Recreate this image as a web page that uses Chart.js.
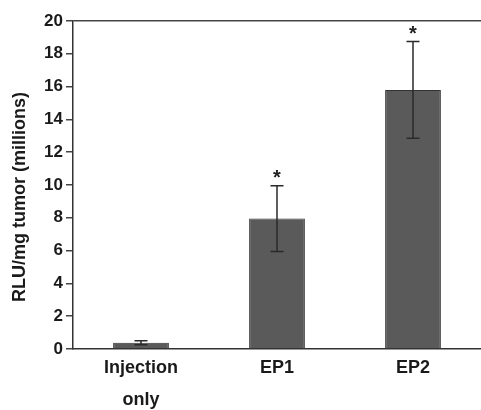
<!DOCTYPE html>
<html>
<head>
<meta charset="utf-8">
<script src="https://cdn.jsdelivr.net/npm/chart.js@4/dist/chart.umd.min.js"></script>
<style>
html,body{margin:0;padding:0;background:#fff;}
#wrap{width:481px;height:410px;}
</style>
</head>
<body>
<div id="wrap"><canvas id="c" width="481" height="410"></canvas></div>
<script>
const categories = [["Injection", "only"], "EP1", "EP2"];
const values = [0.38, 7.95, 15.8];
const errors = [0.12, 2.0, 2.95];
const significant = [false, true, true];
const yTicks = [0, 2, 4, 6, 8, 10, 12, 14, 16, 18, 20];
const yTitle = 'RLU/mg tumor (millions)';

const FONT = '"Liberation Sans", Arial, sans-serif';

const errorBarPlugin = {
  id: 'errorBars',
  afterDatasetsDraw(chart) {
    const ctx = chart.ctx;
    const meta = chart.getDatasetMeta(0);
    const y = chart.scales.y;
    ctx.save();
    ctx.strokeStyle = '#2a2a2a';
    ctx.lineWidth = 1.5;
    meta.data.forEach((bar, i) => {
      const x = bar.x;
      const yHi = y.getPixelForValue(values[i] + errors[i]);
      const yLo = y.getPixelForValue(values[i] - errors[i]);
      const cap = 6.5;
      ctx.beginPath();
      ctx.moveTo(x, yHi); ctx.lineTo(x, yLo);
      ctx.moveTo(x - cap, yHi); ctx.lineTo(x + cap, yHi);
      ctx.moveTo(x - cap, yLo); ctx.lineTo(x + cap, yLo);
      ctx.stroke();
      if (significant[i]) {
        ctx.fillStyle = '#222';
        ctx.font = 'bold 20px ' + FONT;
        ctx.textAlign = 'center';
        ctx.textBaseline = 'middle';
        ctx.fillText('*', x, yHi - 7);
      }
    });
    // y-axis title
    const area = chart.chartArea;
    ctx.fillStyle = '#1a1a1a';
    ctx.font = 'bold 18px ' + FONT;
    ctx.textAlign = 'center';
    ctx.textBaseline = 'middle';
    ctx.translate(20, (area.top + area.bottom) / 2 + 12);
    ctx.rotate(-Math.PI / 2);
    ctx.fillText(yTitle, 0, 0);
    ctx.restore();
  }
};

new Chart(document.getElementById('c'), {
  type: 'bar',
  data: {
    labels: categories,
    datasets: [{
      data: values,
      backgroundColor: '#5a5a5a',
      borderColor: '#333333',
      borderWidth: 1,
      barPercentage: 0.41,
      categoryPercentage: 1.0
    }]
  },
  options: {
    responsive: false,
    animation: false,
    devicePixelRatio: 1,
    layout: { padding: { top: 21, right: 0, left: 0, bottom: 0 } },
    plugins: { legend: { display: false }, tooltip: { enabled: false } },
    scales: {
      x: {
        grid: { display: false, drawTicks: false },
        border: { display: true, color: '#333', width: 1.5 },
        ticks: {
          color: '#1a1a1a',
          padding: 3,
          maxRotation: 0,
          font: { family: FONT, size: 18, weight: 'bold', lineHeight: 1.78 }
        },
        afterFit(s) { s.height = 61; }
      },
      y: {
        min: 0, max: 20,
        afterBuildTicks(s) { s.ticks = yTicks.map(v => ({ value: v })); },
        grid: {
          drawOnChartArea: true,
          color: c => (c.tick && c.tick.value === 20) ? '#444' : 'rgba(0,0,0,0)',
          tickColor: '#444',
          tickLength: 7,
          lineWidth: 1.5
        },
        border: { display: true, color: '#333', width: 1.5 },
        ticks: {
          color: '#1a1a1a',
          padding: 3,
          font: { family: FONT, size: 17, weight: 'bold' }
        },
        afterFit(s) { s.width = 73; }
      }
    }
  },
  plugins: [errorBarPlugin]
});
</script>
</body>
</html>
***
▸ Written instruction: Omit every picture while copying the listing above exactly.

▸ Problem solution:
Recreate this image as a web page that uses Chart.js.
<!DOCTYPE html>
<html>
<head>
<meta charset="utf-8">
<script src="https://cdn.jsdelivr.net/npm/chart.js@4/dist/chart.umd.min.js"></script>
<style>
html,body{margin:0;padding:0;background:#fff;}
#wrap{width:481px;height:410px;}
</style>
</head>
<body>
<div id="wrap"><canvas id="c" width="481" height="410"></canvas></div>
<script>
const categories = [["Injection", "only"], "EP1", "EP2"];
const values = [0.38, 7.95, 15.8];
const errors = [0.12, 2.0, 2.95];
const significant = [false, true, true];
const yTicks = [0, 2, 4, 6, 8, 10, 12, 14, 16, 18, 20];
const yTitle = 'RLU/mg tumor (millions)';

const FONT = '"Liberation Sans", Arial, sans-serif';

const errorBarPlugin = {
  id: 'errorBars',
  afterDatasetsDraw(chart) {
    const ctx = chart.ctx;
    const meta = chart.getDatasetMeta(0);
    const y = chart.scales.y;
    ctx.save();
    ctx.strokeStyle = '#2a2a2a';
    ctx.lineWidth = 1.5;
    meta.data.forEach((bar, i) => {
      const x = bar.x;
      const yHi = y.getPixelForValue(values[i] + errors[i]);
      const yLo = y.getPixelForValue(values[i] - errors[i]);
      const cap = 6.5;
      ctx.beginPath();
      ctx.moveTo(x, yHi); ctx.lineTo(x, yLo);
      ctx.moveTo(x - cap, yHi); ctx.lineTo(x + cap, yHi);
      ctx.moveTo(x - cap, yLo); ctx.lineTo(x + cap, yLo);
      ctx.stroke();
      if (significant[i]) {
        ctx.fillStyle = '#222';
        ctx.font = 'bold 20px ' + FONT;
        ctx.textAlign = 'center';
        ctx.textBaseline = 'middle';
        ctx.fillText('*', x, yHi - 7);
      }
    });
    // y-axis title
    const area = chart.chartArea;
    ctx.fillStyle = '#1a1a1a';
    ctx.font = 'bold 18px ' + FONT;
    ctx.textAlign = 'center';
    ctx.textBaseline = 'middle';
    ctx.translate(20, (area.top + area.bottom) / 2 + 12);
    ctx.rotate(-Math.PI / 2);
    ctx.fillText(yTitle, 0, 0);
    ctx.restore();
  }
};

new Chart(document.getElementById('c'), {
  type: 'bar',
  data: {
    labels: categories,
    datasets: [{
      data: values,
      backgroundColor: '#5a5a5a',
      borderColor: '#333333',
      borderWidth: 1,
      barPercentage: 0.41,
      categoryPercentage: 1.0
    }]
  },
  options: {
    responsive: false,
    animation: false,
    devicePixelRatio: 1,
    layout: { padding: { top: 21, right: 0, left: 0, bottom: 0 } },
    plugins: { legend: { display: false }, tooltip: { enabled: false } },
    scales: {
      x: {
        grid: { display: false, drawTicks: false },
        border: { display: true, color: '#333', width: 1.5 },
        ticks: {
          color: '#1a1a1a',
          padding: 3,
          maxRotation: 0,
          font: { family: FONT, size: 18, weight: 'bold', lineHeight: 1.78 }
        },
        afterFit(s) { s.height = 61; }
      },
      y: {
        min: 0, max: 20,
        afterBuildTicks(s) { s.ticks = yTicks.map(v => ({ value: v })); },
        grid: {
          drawOnChartArea: true,
          color: c => (c.tick && c.tick.value === 20) ? '#444' : 'rgba(0,0,0,0)',
          tickColor: '#444',
          tickLength: 7,
          lineWidth: 1.5
        },
        border: { display: true, color: '#333', width: 1.5 },
        ticks: {
          color: '#1a1a1a',
          padding: 3,
          font: { family: FONT, size: 17, weight: 'bold' }
        },
        afterFit(s) { s.width = 73; }
      }
    }
  },
  plugins: [errorBarPlugin]
});
</script>
</body>
</html>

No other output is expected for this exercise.